The primitive nature of labor stripped of medical advances that still attends these communities of the Central African Republic (CAR) is thrown into relief by the Unreported World crew who take us into the heart of darkness in a jungle setting devoid of electricity and ultrasound. Midwife Olga Yetikoua brings little to the table, bar the drugs she can carry, as she battles bravely to help pregnant women who risk death without her intervention.  Armed with little else but the zeal to bring forth the miracle of life, this matron on a mission runs from crisis to crisis, putting her life on the line to save mother and unborn infants in one midwifery feat after the next.

"The Jungle Midwife" calls into question the impact of conflicts on women, and the ordeals they face as violence is perpetrated against them, echoing familiar cries of Middle Eastern women in politically conflicted areas, most contemporaneously, in Syria today.  The obstetrical crises attended by our nomadic midwife bereft of maternity ward, bring to mind the various designs used to systematically undermine the female capacity to sustain their lives while reproducing more young, as well as the rudimentary circumstances to which women in war are subjected.

A report by Amnesty International reveals the negative impact of Israel’s occupation and militarization of the conflict on Palestinian women, including the guttoral impact on women in labor being prevented passage through checkpoints to reach a hospital or indeed be reached by a midwife.
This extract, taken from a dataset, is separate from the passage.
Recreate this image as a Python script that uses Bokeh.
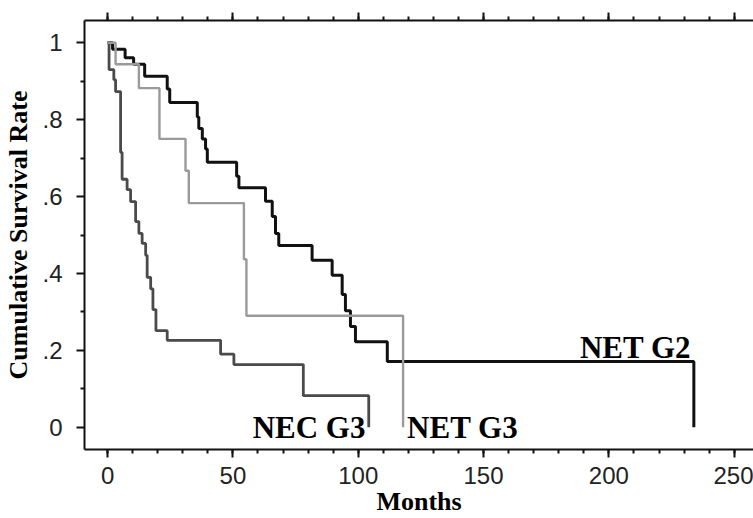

Maybe more shocking is a recent CNN report that reveals women's fetuses to be the target of Syrian snipers, as these rebel assassins shoot deliberately at the unborn babies. 

By perpetuating violence against women, the assailant operates primarily by destroying the most vital social securities and by reducing members of society to "homo sacer" or fair game -- and when women, denied the support owed to them by either male or maternity medic, become cannon fodder, survival of communities is in very real jeopardy. 
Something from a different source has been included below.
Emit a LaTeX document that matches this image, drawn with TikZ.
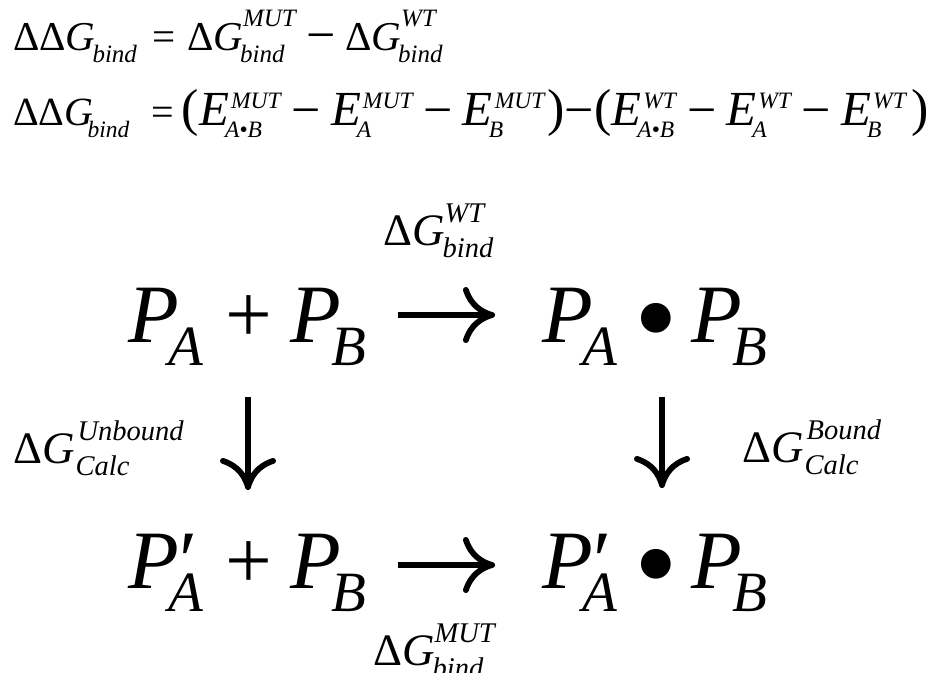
\documentclass[tikz,border=0pt]{standalone}
\usepackage{fontspec}
\setmainfont{Liberation Serif}
\usetikzlibrary{arrows.meta,calc}

% superscript / subscript pair, sub shifted left by \subk
\newcommand\SupSub[2]{{\fontsize{\scsz}{\scsz}\selectfont\itshape
  \setbox0=\hbox{\raise\supr\hbox{#1}}\setbox2=\hbox{\kern-\subk\lower\subl\hbox{#2}}%
  \ifdim\wd0>\wd2 \rlap{\box2}\box0 \else\rlap{\box0}\box2\fi}}
\newcommand\It[1]{\textit{#1}}
\newcommand\BE[1]{{\fontsize{49}{56}\selectfont#1}}
\newcommand\BP[1]{{\fontsize{52}{56}\selectfont#1}}
\newcommand\Mi{{\fontsize{52}{56}\selectfont\raisebox{-2pt}{−}}}
\newcommand\BigDot{\raisebox{-17pt}{\scalebox{1.5}{•}}}

\tikzset{
  eqline/.style={inner sep=0pt, anchor=base west,
    font=\fontsize{41}{48}\selectfont\def\scsz{25}\def\supr{24pt}\def\subl{12pt}\def\subk{3pt}},
  eqtwo/.style={inner sep=0pt, anchor=base west,
    font=\fontsize{40}{48}\selectfont\def\scsz{23.5}\def\supr{17pt}\def\subl{12pt}\def\subk{6pt}},
  lab/.style={inner sep=0pt, anchor=base west,
    font=\fontsize{45}{52}\selectfont\def\scsz{28.5}\def\supr{23pt}\def\subl{12pt}\def\subk{2pt}},
  big/.style={inner sep=0pt, anchor=base west,
    font=\fontsize{83}{90}\selectfont\def\scsz{57}\def\supr{30pt}\def\subl{23pt}\def\subk{10pt}},
  arr/.style={line width=5.8pt,
    -{Computer Modern Rightarrow[length=32pt,width=56pt,line width=5.8pt]}}
}

\begin{document}
\begin{tikzpicture}[x=1pt,y=-1pt]
\useasboundingbox (0,0) rectangle (937,672);

\node[eqline] (l1) at (13,50) {ΔΔ\It{G}\SupSub{}{bind}\hspace{16pt}=\hspace{11pt}Δ\It{G}\SupSub{MUT}{bind}\hspace{11pt}\Mi\hspace{9pt}Δ\It{G}\SupSub{WT}{bind}};

\node[eqtwo] (l2) at (13,125) {ΔΔ\It{G}\SupSub{}{bind}\hspace{22pt}=\hspace{8pt}\BP{(}\BE{\It{E}}\kern2pt\SupSub{MUT}{A•B}\hspace{11pt}\Mi\hspace{10pt}\BE{\It{E}}\kern2pt\SupSub{MUT}{A}\hspace{11pt}\Mi\hspace{10pt}\BE{\It{E}}\kern2pt\SupSub{MUT}{B}\hspace{3pt}\BP{)}\Mi\BP{(}\BE{\It{E}}\kern2pt\SupSub{WT}{A•B}\hspace{11pt}\Mi\hspace{10pt}\BE{\It{E}}\kern2pt\SupSub{WT}{A}\hspace{11pt}\Mi\hspace{10pt}\BE{\It{E}}\kern2pt\SupSub{WT}{B}\hspace{6pt}\BP{)}};

\node[big] (r1l) at (128,342) {\It{P}\SupSub{}{A}\hspace{22pt}+\hspace{18pt}\It{P}\SupSub{}{B}};
\node[big] (r1r) at (542,342) {\It{P}\SupSub{}{A}\hspace{17pt}\BigDot\hspace{13pt}\It{P}\SupSub{}{B}};
\node[big] (r2l) at (128,588) {\It{P}\rlap{\kern1pt′}\SupSub{}{A}\hspace{22pt}+\hspace{18pt}\It{P}\SupSub{}{B}};
\node[big] (r2r) at (542,588) {\It{P}\rlap{\kern1pt′}\SupSub{}{A}\hspace{17pt}\BigDot\hspace{13pt}\It{P}\SupSub{}{B}};

\node[lab] (wt)  at (383,245) {Δ\It{G}\SupSub{WT}{bind}};
\node[lab] (mut) at (373,665) {Δ\It{G}\SupSub{MUT}{bind}};
\node[lab] (ub)  at (13,463)  {Δ\It{G}\kern3pt\SupSub{Unbound}{Calc}};
\node[lab] (bd)  at (742,462) {Δ\It{G}\kern3pt\SupSub{Bound}{Calc}};

\draw[arr] ($(r1l.base east)+(32,-27)$) -- ($(r1r.base west)+(-47,-27)$);
\draw[arr] ($(r2l.base east)+(32,-23)$) -- ($(r2r.base west)+(-47,-23)$);
\draw[arr] ($(r1l.base west)+(120,55)$) -- ($(r2l.base west)+(120,-98)$);
\draw[arr] ($(r1r.base west)+(120,55)$) -- ($(r2r.base west)+(120,-100)$);
\end{tikzpicture}
\end{document}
Though LRA and Israel are fighting different wars, they both invoke the various arenas of women and human rights discourses, appropriating the female body as an agent for their "imagined national body". "Benedict Anderson's proposal that the nation is an "imagined community", and that "[c]ommunities are to be distinguished... by the style in which they are imagined" leaves the ritual of giving birth and the prospective mother to bear out this hypothesis: Anderson's female either fulfils her civic duty by contributing a citizen for her nation, or feels that her reproductive powers are being exploited by her nation, or else is told that she is compounding the "population problem" of her nation. 
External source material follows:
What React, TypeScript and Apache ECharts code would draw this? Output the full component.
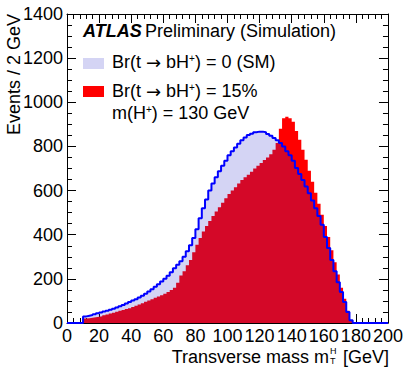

Back in CAR, a country ravaged by war and violence  - and cited as one of the most dangerous places in the world for giving birth -- midwives are more than ever vital for promoting life. The story of this nation's women vying to get by on primitive labor methods is unfortunately likely to be overshadowed by the day's more mainstream 'jungles' or hotbeds of news stories from Afghanistan to Syria. In an attempt to put the spotlight on this untold hard labor, Unreported World's short film unravels the precarious female narrative out of this hidden African corner.